I am counting down until my birthday when I can leave her behind and just never go back. When it is closer to my birthday, I will probably refuse to go because we will not make it to court in time.
So anyway, the point of my post: My mom and her husband need help feeding the kids they have together (four kids under 10), and they got food from this charity once a week, plus whatever they can buy, and sometimes whatever they can get from food banks.
Mom knows I have a part-time job and that I live well at Dad’s house, and she asked me to help them with food. She said I could buy stuff or share what I get at Dad’s or whatever, but they struggle and we are a family. I told her we are not, and they are not my problem.
She told me that their kids are not getting as much as they should, they take all the help they can get, and that they are my siblings whether I know them or not, and why do I not help them at least. I asked her why I would help any of them when I want nothing to do with them.
I said she should have been a better mom if she wanted me to care, and married a better guy if she wanted me to give a f^#k about him. My mom texted me after I went back to Dad’s, and she texts once a day now telling me to at least think of the kids and how we are still a family even if I am angry about stuff that happened.

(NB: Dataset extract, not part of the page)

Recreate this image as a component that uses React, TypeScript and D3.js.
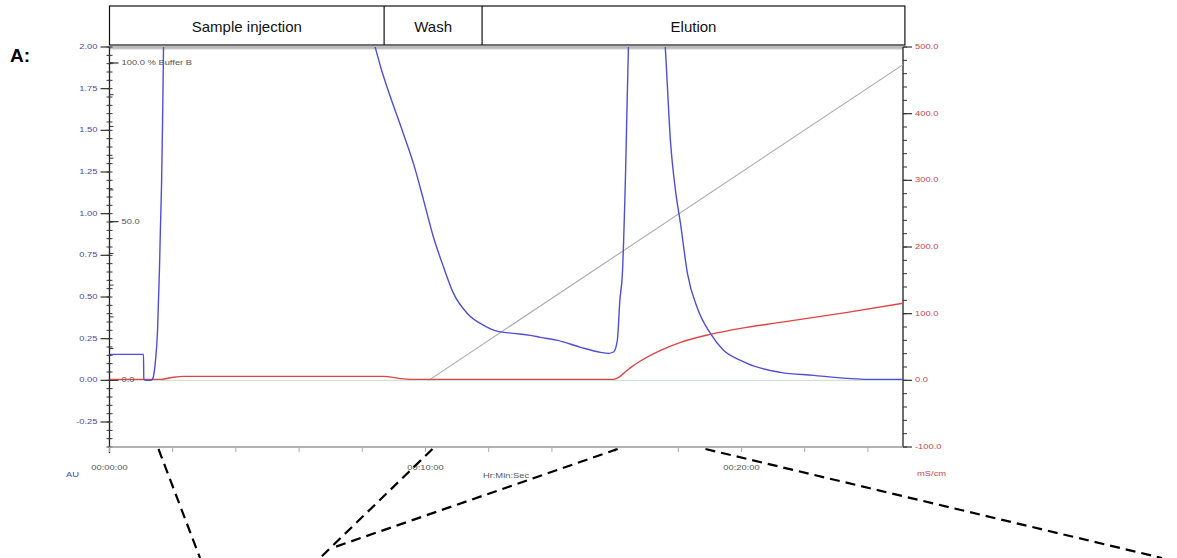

By the way, I know the kids are innocent and that they are related to me, but I really do not feel any sibling connection or love. If Mom had never won visitation, I would have chosen not to ever meet them or have a relationship. AITA?
Kyra_Heiker says:
You are a child and it is not your place to get a job and help support your mother's children. Have you reported this constant harassment to the court? Have you called CPS to report that she is unable to feed her children?
OP responded:
My dad's lawyer said it won't be looked at as harassment because she says other stuff in her texts. They'll just tell us she can talk to me when she wants now. I never reported her to CPS.
Zzzbeezzzzz74 says:
This is wild to me, your mom kidnapped you over and over again and faced no consequences. This system is so broken but I digress. You are not responsible for these children and you do not have to take this nonsense from her. Call CPS. Call your lawyer. Tell them what she is doing, she can’t feed her kids, she’s blackmailing you and harassing you. You are not the AH.
nononoshhshhshh says:
Definitely call CPS. These children need help and it can likely end your visits as well. Not your responsibility to feed them but as a human it is important to report to authority when someone needs help.